Update confd package
To get confd working in beta like it does in prod, the logic used to make hostnames safe needs to be made to match puppet so that our '-' characters are dealt with (it just happens that production hostnames don't contain this character). But that would require a confd version including the 'replace' template function

Joe raised the priority of this task from Low to Medium.
Joe added a project: serviceops.

Mentioned in SAL (#wikimedia-operations) [2019-10-04T05:50:33Z] <_joe_> uploading confd 0.16.0 on stretch T147204

Mentioned in SAL (#wikimedia-operations) [2019-10-04T05:53:15Z] <_joe_> upgrading confd on puppetmaster1001 T147204

I had to roll back confd in reprepro and on puppetmaster1001 because I found a regression (or, a change in behaviour): the prefix key in the confd files isn't respected in confd 0.16.0 if a prefix is declared on the command line.

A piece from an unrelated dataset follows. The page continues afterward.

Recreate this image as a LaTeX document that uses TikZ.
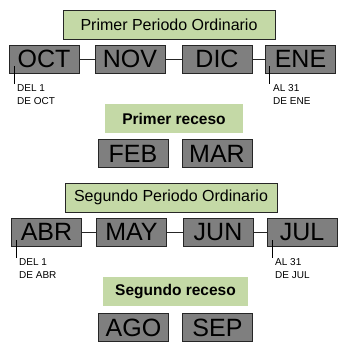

This makes sense - the previous behaviour was somewhat confusing to reason about, but this means we have to convert all of our confd files to a format compatible with both versions.

My line of thinking is as follows:

  • Remove -prefix from the command line
  • Add it back as default_prefix in confd::file, and prepend it to any prefix
  • Leave everything else as-is

However, this stresses the necessity to check carefully all of our confd templates. I will do so and report the results on this ticket.

Change 540868 had a related patch set uploaded (by Giuseppe Lavagetto; owner: Giuseppe Lavagetto):
[operations/puppet@production] confd: move all prefix declarations to the files

Templates to verify:

  • Redis replication
  • Authdns
  • Varnish
  • Puppetmasters (config-master, mostly unused in production)
  • dsh groups

Confirmed that redis::multidc_instance works as expected with the change of prefix, and the output is the same between the two versions.

Same for authdns - with the prefix change we obtain the same results with the two versions of confd.

For posterity, what I am doing to run these tests is as follows:

  • Import etcd to a local daemon from a production backup (that will typically mean downloading the backup directory, running etcd migrate and then start etcd, given you're probably using etcd v3
  • Make a tarball of the files in production, copy it locally to /some/dir
  • unpack the tarball there, and create a directory tree relative to that position for all the directories confd will write to
  • modify the destination in all confd files and remove check_cmd from them:
perl -i"" -pe 's#^dest = "#dest = "/some/dir#' etc/confd/conf.d/*.toml
perl -i"" -pe 's/^(check|reload)_cmd.*$//' etc/confd/conf.d/*.toml
  • Run the old confd binary with -prefix=/conftool/v1
./confd_0.9.0 -backend etcd -node=  -onetime=true -confdir=/some/dir/etc/confd -prefix /conftool/v1
  • Modify the confd templates to include the whole prefix in the template file:
for file in etc/confd/conf.d/*.toml; do if grep -q ^prefix $file; then perl -i"" -pe 's#^prefix = "#prefix = "/conftool/v1#' $file; else echo 'prefix = "/conftool/v1"' >> $file; fi; done
  • Run 0.9.0 again, without the prefix, and verify it doesn't change anything:
./confd_0.9.0 -backend etcd -node=  -onetime=true -confdir=/some/dir/etc/confd
  • Run 0.16.0, verify it doesn't change anything
./confd_0.16.0 -backend etcd -node=  -onetime=true -confdir=/some/dir/etc/confd

Varnish caches are a special case, as they already don't declare a prefix on the command line, so they will need no modification and work out of the box, apparently.

Change 540868 merged by Giuseppe Lavagetto:
[operations/puppet@production] confd: move all prefix declarations to the files

Mentioned in SAL (#wikimedia-operations) [2019-10-16T10:48:34Z] <_joe_> upgrading confd to 0.16.0 across the cluster. T147204. confd will be restarted on the next puppet run

All stretch+ servers in production have been updated to the newer version. Jessie hosts should go away soon.